Well Well Well

Is Aura Photography the Ultimate Vibe Check?

Apparently, red and magenta are the colors of my energy.

By Haley Shapley April 25, 2024

“Sometimes I can see colors around people,” my sister told me a few weeks ago.

“Really?” I asked. “What colors am I?”

“Red and magenta,” she replied.

Although it feels to some like a new-age idea, the concept of auras—that we each have an energy field around us that translates into colors— has been present in many cultures dating back centuries.

Even if you can’t see colors around people, you can probably feel their energy. We all, after all, have our own unique auras. To find out more about mine, and to test my sister’s guess, I visited Color of Our Energy, a photo studio in Seattle near the intersection of Belltown, Lower Queen Anne, and Interbay that practices aura photography. Inside the bright white space, photographer Alex Lee guided me through the quick process.

It starts by entering a dome-like structure, where Lee’s Aura Camera 6000 resides. The technology for this camera was developed in the 1970s and hasn’t changed since. I sit down on a black bench, then place my hands atop two blue boxes with metal sensors corresponding to various points in the fingers and palm. Lee says to think of them as meridian points, like in acupuncture—each point is connected to a different part of the body and determines where the colors pop up in a photo.

“The hand sensors are picking up vibrational frequencies,” he explains. “We have electricity in our bodies, so we have some electrical output, and that translates to a color assignment based on the frequency of chakras. What’s going to be on your picture is whatever signals you’re outputting.” Lee takes just a moment to set up, snaps the double-exposure shot, and then we wait for my Polaroid to develop.

Aura photography is a snapshot of a different kind.

As it takes shape, Lee explains what to look for in the photo. On the right side is the energy that’s coming in. Above the head is the energy you’re currently experiencing. And on the left side of the photo is the energy you’re putting out into the world. A band of color stretching above like an arch corresponds to something you’re holding in high esteem or working toward integrating into your life. Color by the throat is related to vocalizing, and color by the chest is what’s coming from the heart space. These latter two don’t show up as often.

Lee hands me a card with a handful of adjectives for each color, but he says I’ll be getting a link to a more in-depth explanation within 30 minutes of the appointment. In the meantime, we talk about the hue. Although everyone’s photos are open to their own interpretation, he likes to let people know what colors he sees, as some customers may be confused about the difference between indigo and purple, for example.

Lee transitioned from a career in public accounting to photography in 2019. In the time since, he’s discovered people get an aura photo for all kinds of reasons. Some want a cool profile picture or an unusual save-the-date, while others have questions on their mind. “Maybe they’re going through something and they’re looking for some clarity,” he says. “They’ve previously gone to a tarot card reading or a psychic, and now they’re looking for a physical medium for whatever reason.”

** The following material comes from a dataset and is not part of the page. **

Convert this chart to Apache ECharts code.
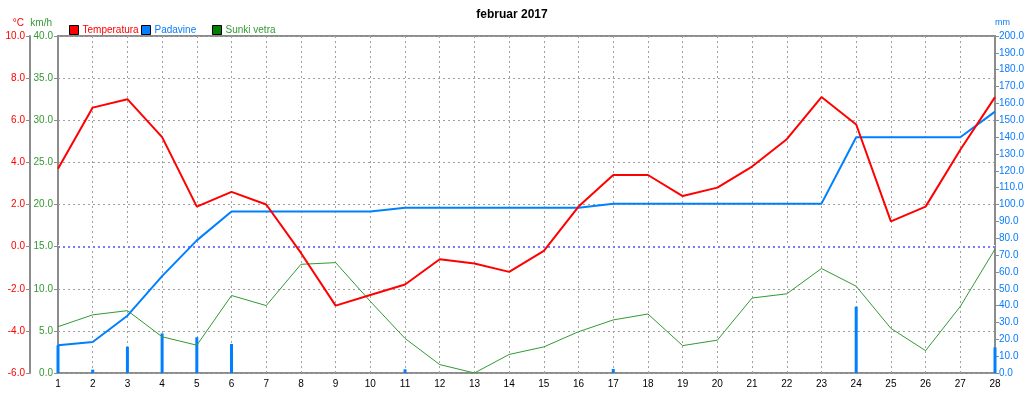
<!DOCTYPE html>
<html>
<head>
<meta charset="utf-8">
<script src="https://cdn.jsdelivr.net/npm/echarts@6/dist/echarts.min.js"></script>
<style>
html,body{margin:0;padding:0;background:#fff;}
#c{width:1024px;height:402px;}
</style>
</head>
<body>
<div id="c"></div>
<script>
var days = ['1','2','3','4','5','6','7','8','9','10','11','12','13','14','15','16','17','18','19','20','21','22','23','24','25','26','27','28'];
var temperatura = [3.7, 6.6, 7.0, 5.2, 1.9, 2.6, 2.0, -0.3, -2.8, -2.3, -1.8, -0.6, -0.8, -1.2, -0.2, 1.9, 3.4, 3.4, 2.4, 2.8, 3.8, 5.1, 7.1, 5.8, 1.2, 1.9, 4.6, 7.1];
var sunkiVetra = [5.5, 6.9, 7.4, 4.3, 3.3, 9.2, 8.0, 12.9, 13.1, 8.5, 4.1, 1.0, 0.0, 2.2, 3.1, 4.9, 6.3, 7.0, 3.25, 3.9, 8.9, 9.4, 12.4, 10.3, 5.3, 2.65, 7.9, 14.7];
var padavineDnevne = [16.4, 2.0, 15.6, 23.5, 21.2, 17.2, 0, 0, 0, 0, 2.2, 0, 0, 0, 0, 0, 2.4, 0, 0, 0, 0, 0, 0, 39.4, 0, 0, 0, 15.2];
var padavineSkupaj = [16.4, 18.4, 34.0, 57.5, 78.7, 95.9, 95.9, 95.9, 95.9, 95.9, 98.1, 98.1, 98.1, 98.1, 98.1, 98.1, 100.5, 100.5, 100.5, 100.5, 100.5, 100.5, 100.5, 139.9, 139.9, 139.9, 139.9, 155.1];
var titleText = 'februar 2017';

var FONT = 'Liberation Sans';
var RED = '#ff0000', BLUE = '#0a7cff', GREEN = '#339933', GRAY = '#8c8c8c';
function f1(v){ return v.toFixed(1); }

var chart = echarts.init(document.getElementById('c'), null, {renderer:'canvas'});
function legendAt(x, name, fill, txt){
  return {
    left: x, top: 20, itemWidth: 9, itemHeight: 9, icon: 'rect',
    selectedMode: false,
    textStyle: {fontFamily: FONT, fontSize: 10, color: txt, padding: [0,0,0,-1]},
    data: [{name: name, itemStyle: {color: fill, borderColor: '#000', borderWidth: 1}}]
  };
}
chart.setOption({
  animation: false,
  backgroundColor: '#fff',
  title: {text: titleText, left: 'center', top: 4,
    textStyle: {fontFamily: FONT, fontSize: 12, fontWeight: 'bold', color: '#000'}},
  legend: [
    legendAt(64, 'Temperatura', '#ff0000', RED),
    legendAt(136, 'Padavine', '#0080ff', BLUE),
    legendAt(207, 'Sunki vetra', '#008000', GREEN)
  ],
  grid: {left: 58, right: 29, top: 36, bottom: 29, show: true, borderColor: GRAY, borderWidth: 2,
    backgroundColor: 'transparent', containLabel: false, outerBoundsMode: 'none'},
  xAxis: {
    type: 'category', data: days, boundaryGap: false,
    axisLine: {lineStyle: {color: GRAY, width: 2}},
    axisTick: {show: false},
    axisLabel: {fontFamily: FONT, fontSize: 10, color: '#000', margin: 6, interval: 0},
    splitLine: {show: true, lineStyle: {color: '#a0a0a0', type: [2,3], width: 1}}
  },
  yAxis: [
    {type: 'value', min: -6, max: 10, interval: 2, position: 'left', offset: 28,
     name: '°C', nameLocation: 'end', nameGap: 8,
     nameTextStyle: {fontFamily: FONT, fontSize: 10, color: RED, align: 'right', padding: [0, 6, 0, 0]},
     axisLine: {show: true, lineStyle: {color: GRAY, width: 2}},
     axisTick: {show: true, length: 4, lineStyle: {color: GRAY}},
     axisLabel: {fontFamily: FONT, fontSize: 10, color: RED, margin: 5, formatter: f1},
     splitLine: {show: false}},
    {type: 'value', min: 0, max: 40, interval: 5, position: 'left', offset: 0,
     name: 'km/h', nameLocation: 'end', nameGap: 8,
     nameTextStyle: {fontFamily: FONT, fontSize: 10, color: GREEN, align: 'right', padding: [0, 6, 0, 0]},
     axisLine: {show: true, lineStyle: {color: GRAY, width: 2}},
     axisTick: {show: true, length: 4, lineStyle: {color: GRAY}},
     axisLabel: {fontFamily: FONT, fontSize: 10, color: GREEN, margin: 5, formatter: f1},
     splitLine: {show: true, lineStyle: {color: '#a0a0a0', type: [2,3], width: 1}}},
    {type: 'value', min: 0, max: 200, interval: 10, position: 'right',
     name: 'mm', nameLocation: 'end', nameGap: 9,
     nameTextStyle: {fontFamily: FONT, fontSize: 9, color: BLUE, align: 'left', padding: [0, 0, 0, 0]},
     axisLine: {show: true, lineStyle: {color: GRAY, width: 2}},
     axisTick: {show: true, length: 4, lineStyle: {color: GRAY}},
     axisLabel: {fontFamily: FONT, fontSize: 10, color: BLUE, margin: 4, formatter: f1},
     splitLine: {show: false}}
  ],
  series: [
    {name: 'Padavine', type: 'bar', yAxisIndex: 2, data: padavineDnevne, barWidth: 3,
     itemStyle: {color: '#0080ff'}, z: 2,
     markLine: {silent: true, z: 1, symbol: 'none', label: {show: false}, emphasis: {disabled: true},
       lineStyle: {color: '#ffffff', type: 'solid', width: 3},
       data: [{yAxis: 75}]}},
    {name: 'Sunki vetra', type: 'line', yAxisIndex: 1, data: sunkiVetra, showSymbol: false, symbol: 'none',
     lineStyle: {color: GREEN, width: 1}, itemStyle: {color: '#008000'}, z: 3},
    {name: 'Padavine', type: 'line', yAxisIndex: 2, data: padavineSkupaj, showSymbol: false, symbol: 'none',
     lineStyle: {color: '#0080ff', width: 2}, itemStyle: {color: '#0080ff'}, z: 4},
    {name: 'Temperatura', type: 'line', yAxisIndex: 0, data: temperatura, showSymbol: false, symbol: 'none',
     lineStyle: {color: RED, width: 2}, itemStyle: {color: RED}, z: 5,
     markLine: {silent: true, z: 2, symbol: 'none', label: {show: false}, emphasis: {disabled: true},
       lineStyle: {color: '#7a7aff', type: [2, 3], width: 2},
       data: [{yAxis: 0}]}}
  ]
});
</script>
</body>
</html>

As my image develops, there’s a bright red halo that stretches from my right to left side, and above that, a band of magenta. Somehow, my sister was spot on. (“How did you know?” I called and asked. “Because I just saw it,” she said. Helpful.)

According to the page of information I received after the appointment, red is correlated with the root chakra and is about creating tangible change and forward momentum. Good news for the interpretation: I am very much a go-getter, and red would surprise approximately zero people in my life. The magenta band above signifies acting on intuition or creating from inner awareness. It’s typically seen in auras when we’re focused on prioritizing our own needs.

While these colors match up pretty well to how I feel, it could definitely be argued that the descriptions are just all-encompassing enough to apply to everyone, à la newspaper horoscopes.

I’m a logical person, but thanks to my woo-woo sister, I’ve learned a lot about methods of spiritual introspection, like birth charts, tarot cards, and aura photographs. One thing I’ve come to understand is that even if you’re skeptical, these can still be useful tools for self-awareness. What might be more important than whether Jupiter is in your ninth house or you pull the Queen of Cups is how you react to it. If I see new-beginnings red in my photograph and think of a relationship starting, that’s probably what’s foremost in my thoughts. If instead a career goal I’m working toward springs to mind, perhaps that’s where I should focus my attention. The interpretation leads the way.

When I saw that magenta band, it told me I needed to trust my gut on something I was hoping to ignore. I already knew this in my subconscious, but the aura photo brought it to the forefront for me. If I didn’t have anything like that going on in my life at the time, I likely would’ve keyed in on another element of the color—maybe I would’ve homed in on the rebellious, nonconformist notes to take a risk I’d been contemplating.

Lee says he’s taken enough photographs of himself now that he can tell what they’ll look like before they’re even developed. Auras can change over time, and his does to some extent—but he’s in tune enough with his energy now to know if he’ll be, say, orange or yellow on a particular day. 

Can a camera really capture your aura? I don’t know for sure. I think of it kind of like a mood ring. The scientific accuracy is debatable, but it’s a lot of fun. It can be illuminating, if that’s what you want—or just a cool new profile pic.